Yerel yönetimlerde görülen yolsuzluklar özellikle bazı alanlarda yoğunlaşmaktadır.
Bunların başında ihale yolsuzlukları gelmekte olup, bu durum kamu alımlarında belirli firmalara avantaj sağlama olarak ortaya çıkmaktadır.
İmar rantı ise, plan değişiklikleriyle arsa değerlerinin yükseltilmesi, ya da haksız imar izinleriyle çıkar sağlanması şeklinde görülebilmektedir.
Belediye iştirakleri üzerinden usulsüzlük yapılarak, şirketler aracılığıyla denetim dışı harcama yapılabilmektedir.
Partizan kadrolaşma ise, siyasi yakınlık gözetilerek işe alımlar ve terfiler yapılmasıdır.
Yukarıda anlatılan her durumda kamu kaynaklarının özel menfaat için kullanımı görülmektedir. Bu vakaların çoğu, suç tipleri bakımından zimmet, rüşvet, görevi kötüye kullanma ve ihaleye fesat karıştırma gibi Türk Ceza Kanunu’nda yer alan suçlarla örtüşmektedir.
Belediyelerin kendi iç denetim ve teftiş kurulları genellikle belediye başkanına bağlıdır. Bu bağlılık, denetimin bağımsızlığını ortadan kaldırır.
İçişleri Bakanlığı’nın denetim ve görevden alma yetkisi anayasal olsa da, bu yetkinin siyasi amaçlarla kullanıldığı iddiaları da sıkça gündeme gelmektedir.
Sayıştay her yıl belediyeleri mali açıdan denetlemekte, ancak hazırladığı raporların çoğu yalnızca tespit düzeyinde kalmakta ve fiili bir yaptırıma dönüşmemektedir. Öte yandan özel hukukta belediyelere dair açılan davalar yıllarca sürmekte, bu da kamu zararının tahsilini ve caydırıcılığı zorlaştırmaktadır.
Yolsuzluk döngüsünün en büyük sonucu kamusal güvensizlik olup, vatandaşın devlete ve yerel yönetime olan güveni sarsılır.
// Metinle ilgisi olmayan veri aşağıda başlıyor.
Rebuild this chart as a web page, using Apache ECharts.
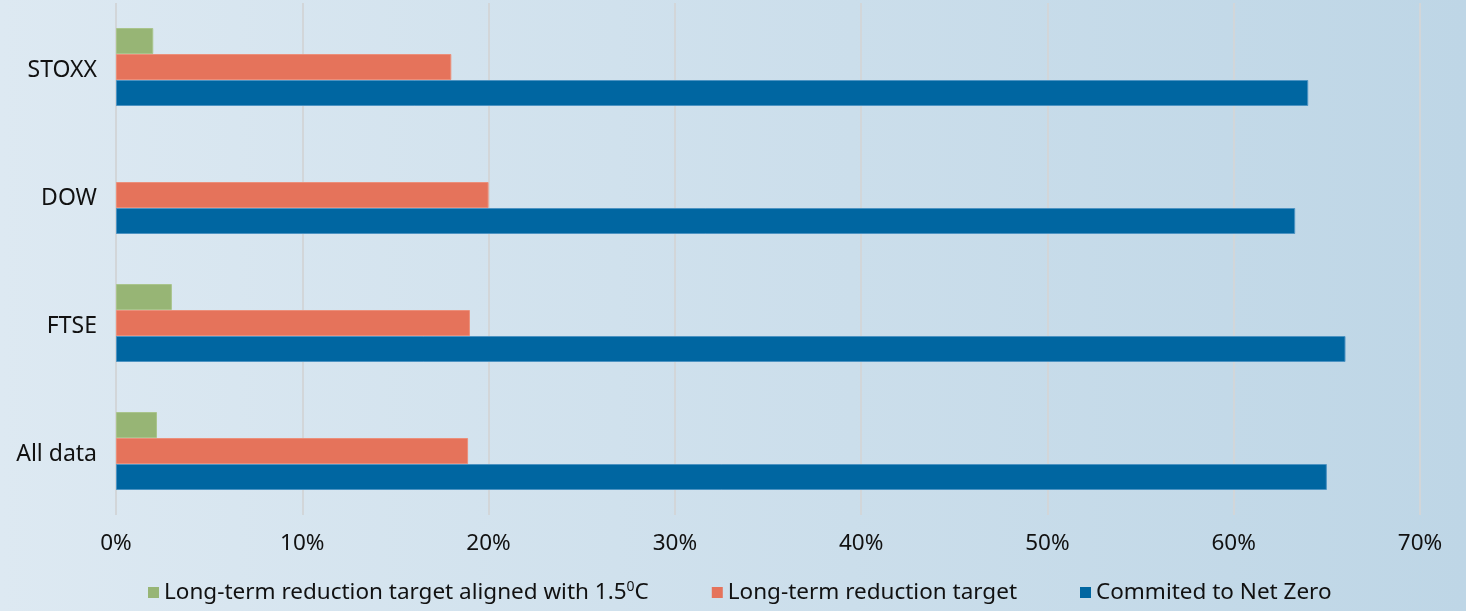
<!DOCTYPE html>
<html>
<head>
<meta charset="utf-8">
<title>Net zero commitments by index</title>
<script src="https://cdn.jsdelivr.net/npm/echarts@6/dist/echarts.min.js"></script>
<style>
  html, body { margin: 0; padding: 0; }
  #chart { width: 1466px; height: 611px; }
</style>
</head>
<body>
<div id="chart"></div>
<script>
// Index groups, top to bottom
const categories = ['STOXX', 'DOW', 'FTSE', 'All data'];

// Share of companies (%) in each group
const aligned15 = [2, null, 3, 2.2];          // Long-term reduction target aligned with 1.5°C
const longTermTarget = [18, 20, 19, 18.9];    // Long-term reduction target
const netZero = [64, 63.3, 66, 65];           // Commited to Net Zero

const xTicks = [0, 10, 20, 30, 40, 50, 60, 70];

const seriesNames = [
  'Long-term reduction target aligned with 1.5⁰C',
  'Long-term reduction target',
  'Commited to Net Zero'
];

const chart = echarts.init(document.getElementById('chart'), null, { renderer: 'canvas' });

const textColor = '#111111';
const fontFamily = '"Noto Sans", "Open Sans", sans-serif';

function barSeries(name, data, color, border) {
  return {
    name: name,
    type: 'bar',
    data: data,
    barWidth: 26,
    barGap: '0%',
    itemStyle: { color: color, borderColor: border, borderWidth: 1 },
    emphasis: { disabled: true }
  };
}

chart.setOption({
  animation: false,
  backgroundColor: new echarts.graphic.LinearGradient(0, 0, 1, 0, [
    { offset: 0, color: '#dde9f2' },
    { offset: 1, color: '#bed6e6' }
  ]),
  textStyle: { fontFamily: fontFamily, color: textColor },
  grid: { left: 116, right: 46, top: 3, bottom: 96, containLabel: false },
  legend: {
    bottom: 2,
    left: 143,
    itemWidth: 11,
    itemHeight: 11,
    itemGap: 63,
    icon: 'rect',
    data: seriesNames,
    itemStyle: { borderWidth: 0 },
    textStyle: {
      fontFamily: fontFamily,
      fontSize: 22.5,
      color: textColor,
      rich: {
        sup: { fontSize: 14, verticalAlign: 'top', padding: [0, 0, 10, 0], color: textColor, fontFamily: fontFamily }
      }
    },
    formatter: function (name) {
      return name.replace('⁰', '{sup|0}');
    }
  },
  xAxis: {
    type: 'value',
    min: xTicks[0],
    max: xTicks[xTicks.length - 1],
    interval: 10,
    axisLine: { show: false },
    axisTick: { show: false },
    splitLine: { show: true, lineStyle: { color: '#d2d6d9', width: 2 } },
    axisLabel: {
      formatter: '{value}%',
      fontSize: 22.5,
      color: textColor,
      margin: 17
    }
  },
  yAxis: {
    type: 'category',
    data: categories,
    inverse: true,
    axisLine: { show: false },
    axisTick: { show: false },
    axisLabel: {
      margin: 19,
      formatter: function (value) { return '{c|' + value + '}'; },
      rich: {
        c: { fontSize: 23, color: textColor, fontFamily: fontFamily, padding: [7, 0, 0, 0] }
      }
    }
  },
  series: [
    barSeries(seriesNames[0], aligned15, '#97b575', '#a9c48c'),
    barSeries(seriesNames[1], longTermTarget, '#e5735b', '#eb8f7b'),
    barSeries(seriesNames[2], netZero, '#0066a1', '#4d93c2')
  ]
});
</script>
</body>
</html>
Yolsuzluklar hizmet kalitesinin düşmesine ve kaynakların halka değil, belirli kişi veya gruplara yönlendirilirmesine sebep olur. Kamu kaynaklarının haksız israfı, kısa ve uzun vadeli projelerin ertelenmesine ve vatandaşın zarar görmesine sebeb olmaktadır.
Türkiye’de yerel yönetimler, artan kaynak ve yetki ile birlikte sorumluluğu da büyüyen kurumlardır. Ancak bu güç, denetimsizlikle birleştiğinde yolsuzluk döngüsüne dönüşmektedir. Mevcut yolsuzluk vakaları yalnızca münferit suçlar olmayıp, denetim sisteminin, kurumsal etik anlayışın ve yönetsel şeffaflığın zayıflığını ortaya koymaktadır. Bu sarmaldan çıkış, yalnızca hukuki değil, aynı zamanda kültürel ve siyasal bir dönüşümü gerektirmektedir.
“Devletin malı deniz, yemeyen keriz” sakat mantığından çıkıp, “devletin malı emanet, onu korumamak ihanet” mantığına ulaştığımızda sorunun kaynağını kurutmuş olacağız. Çünkü hangi siyasi görüşte olursa olsun, sonuçta bu kişiler bu toplumun içinden çıkmaktadır.